The president will have to hope that those who manage his image and strategy are on the same page with whatever his plans are for managing the political contexts of his economic policies and his  political plans in the longer term. Right now, there appears to be a fixation with knee jerk reactions to criticisms and comments that suggest that the post-Ondo elections statement was a glitch. By any standards, the recent critique of the administration's fiscal and monetary policies by the former Governor of the Central Bank and now Emir of Kano, Muhammadu Sanusi II is significant in a number of areas. First, it is informed and frank, in the tradition of a man who had dared more hostile adversaries and has the scars to show for it. Second, it says a lot about relations between the Emir and the President, two people who have more than a shared history of being on the receiving end of power and of the struggles to end the Jonathan administration, that such comprehensive indictment of some practices and policies of an administration managing an economy in deep recession has to be made in public. The Emir is not an ordinary citizen with knowledge, experience and courage who has no access to power. He occupies a very sensitive position with a tradition of being seen, not heard. He obviously feels it is more important to say what is wrong publicly than tolerate it behind a turban and a tradition he breached under Jonathan, and now does under Buhari. Three, Emir Sanusi would expect that he will be taken up by the President's men, and this is likely to caution that what he said about the economy and its management would have benefitted from his ability and willingness to defend them. A long and bruising engagement with the Emir will do a lot of damage to an administration already neck-deep in criticisms over its performance, even if many are undeserved.

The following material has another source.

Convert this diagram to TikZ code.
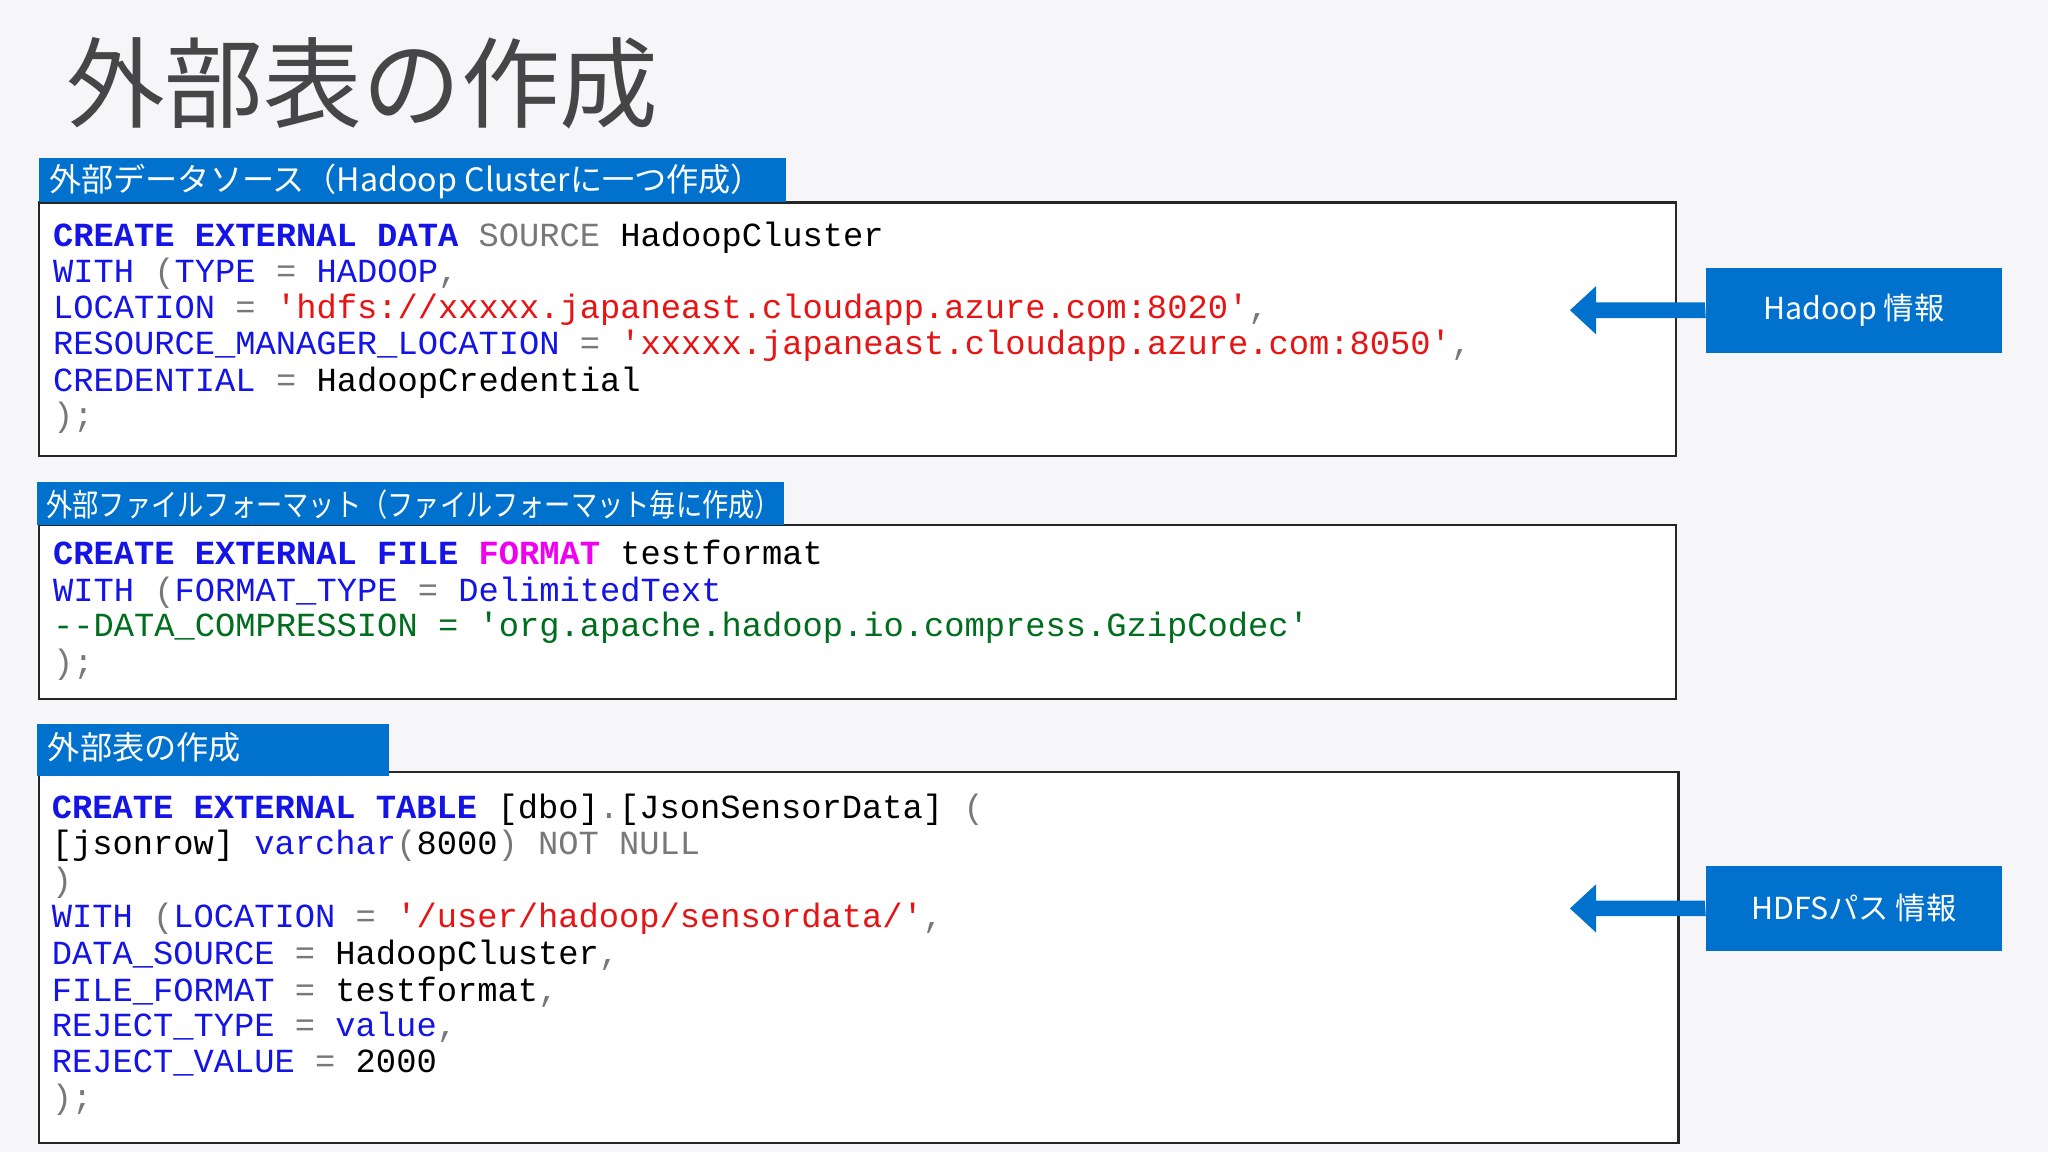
\documentclass[tikz,border=0pt]{standalone}
\usepackage{fontspec}
\setmonofont{Liberation Mono}
\newfontfamily\jp{Noto Sans CJK JP}
\definecolor{bg}{RGB}{246,246,248}
\definecolor{kw}{RGB}{20,20,230}
\definecolor{st}{RGB}{230,20,20}
\definecolor{mg}{RGB}{240,0,240}
\definecolor{gr}{RGB}{120,120,120}
\definecolor{cm}{RGB}{0,110,30}
\definecolor{hb}{RGB}{0,114,206}
\definecolor{tt}{RGB}{70,70,70}
\newcommand{\K}[1]{\textcolor{kw}{#1}}
\newcommand{\KB}[1]{\textcolor{kw}{\textbf{#1}}}
\newcommand{\Sx}[1]{\textcolor{st}{#1}}
\newcommand{\G}[1]{\textcolor{gr}{#1}}
\begin{document}
\begin{tikzpicture}[x=0.01cm,y=-0.01cm,
  codeline/.style={anchor=west,inner sep=0,font=\ttfamily\fontsize{7.35pt}{8pt}\selectfont,text height=0.18cm,text depth=0.05cm},
  hdrtxt/.style={anchor=west,text=white,font=\jp\fontsize{7pt}{8pt}\selectfont,inner sep=0},
  frame/.style={draw=black!85,line width=0.5pt,fill=white},
  lbl/.style={fill=hb,text=white,font=\jp\fontsize{6.6pt}{8pt}\selectfont,minimum width=2.27cm,minimum height=0.65cm,inner sep=0},
  arr/.style={fill=hb,draw=none}]
\fill[bg] (0,0) rectangle (1568,882);
\node[anchor=west,text=tt,font=\jp\fontsize{21.5pt}{24pt}\selectfont,inner sep=0] (title) at (50,64) {外部表の作成};
% box 1
\draw[frame] (30,155) rectangle (1283,349);
\fill[hb] (30,121) rectangle (602,155);
\node[hdrtxt] (h1) at (37,139) {外部データソース（Hadoop Clusterに一つ作成）};
\node[codeline] (a1) at (40,182) {\KB{CREATE EXTERNAL DATA} \G{SOURCE} HadoopCluster};
\node[codeline] (a2) at (40,210) {\K{WITH} \G{(}\K{TYPE} \G{=} \K{HADOOP}\G{,}};
\node[codeline] (a3) at (40,237) {\K{LOCATION} \G{=} \Sx{'hdfs://xxxxx.japaneast.cloudapp.azure.com:8020'}\G{,}};
\node[codeline] (a4) at (40,265) {\K{RESOURCE\_MANAGER\_LOCATION} \G{=} \Sx{'xxxxx.japaneast.cloudapp.azure.com:8050'}\G{,}};
\node[codeline] (a5) at (40,293) {\K{CREDENTIAL} \G{=} HadoopCredential};
\node[codeline] (a6) at (40,320) {\G{);}};
% box 2
\draw[frame] (30,402) rectangle (1283,535);
\fill[hb] (28,369) rectangle (600,402);
\node[hdrtxt,font=\jp\fontsize{6.8pt}{8pt}\selectfont,xscale=0.84] (h2) at (35,386) {外部ファイルフォーマット（ファイルフォーマット毎に作成）};
\node[codeline] (b1) at (40,426) {\KB{CREATE EXTERNAL FILE} \textcolor{mg}{\textbf{FORMAT}} testformat};
\node[codeline] (b2) at (40,454) {\K{WITH} \G{(}\K{FORMAT\_TYPE} \G{=} \K{DelimitedText}};
\node[codeline] (b3) at (40,481) {\textcolor{cm}{--DATA\_COMPRESSION = 'org.apache.hadoop.io.compress.GzipCodec'}};
\node[codeline] (b4) at (40,509) {\G{);}};
% box 3
\draw[frame] (30,591) rectangle (1285,875);
\fill[hb] (28,554) rectangle (298,594);
\node[hdrtxt] (h3) at (36,572) {外部表の作成};
\node[codeline] (c1) at (39,620) {\KB{CREATE EXTERNAL TABLE} [dbo]\G{.}[JsonSensorData] \G{(}};
\node[codeline] (c2) at (39,648) {[jsonrow] \K{varchar}\G{(}8000\G{)} \G{NOT NULL}};
\node[codeline] (c3) at (39,676) {\G{)}};
\node[codeline] (c4) at (39,704) {\K{WITH} \G{(}\K{LOCATION} \G{=} \Sx{'/user/hadoop/sensordata/'}\G{,}};
\node[codeline] (c5) at (39,732) {\K{DATA\_SOURCE} \G{=} HadoopCluster\G{,}};
\node[codeline] (c6) at (39,760) {\K{FILE\_FORMAT} \G{=} testformat\G{,}};
\node[codeline] (c7) at (39,787) {\K{REJECT\_TYPE} \G{=} \K{value}\G{,}};
\node[codeline] (c8) at (39,815) {\K{REJECT\_VALUE} \G{=} 2000};
\node[codeline] (c9) at (39,842) {\G{);}};
% labels and arrows
\node[lbl] (l1) at (1419.5,237.5) {Hadoop 情報};
\node[lbl] (l2) at (1419.5,695.5) {HDFSパス 情報};
\fill[arr] (l1.west) ++(0,-6) -- (1222,231.5) -- (1222,219) -- (1202,237.5) -- (1222,256) -- (1222,243.5) -- (1306,243.5) -- cycle;
\fill[arr] (l2.west) ++(0,-6) -- (1222,689.5) -- (1222,677) -- (1202,695.5) -- (1222,714) -- (1222,701.5) -- (1306,701.5) -- cycle;
\end{tikzpicture}
\end{document}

Initial responses to the Emir's critique suggest that it will be treated in the same manner other criticisms are: with a tweet or a paragraph or two more suited to the social media, condemning them as uninformed and mischievous. This will be deeply damaging and counter-productive. A studied response  by those with the capacities to understand the critique and the disposition to address, not the Emir, but the nation over them is what is needed at this stage. The same approach should be adopted in responding to the multiple sources of complaints and alarm being raised over the scale and projections of malnutrition and starvation among displaced populations in the north east. The global community and local groups have rendered invaluable humanitarian service to all victims of the Boko Haram insurgency, working with all Nigerian governments and sometimes going where these do not go. There will certainly be a few among the more than fifty organizations in the northeast who are in it for their pockets, but the vast majority of them represent genuine and valuable sources of relief and assistance to a desperate population. They see and speak in private about incompetence and corruption in a region facing one of the worst humanitarian disasters in the world today. They plan to stay, but they also need to be taken more seriously when they raise issues because major stresses between them and Nigerian authorities will seriously hamper more spending that will be contingent on greater levels of efficiency and transparency.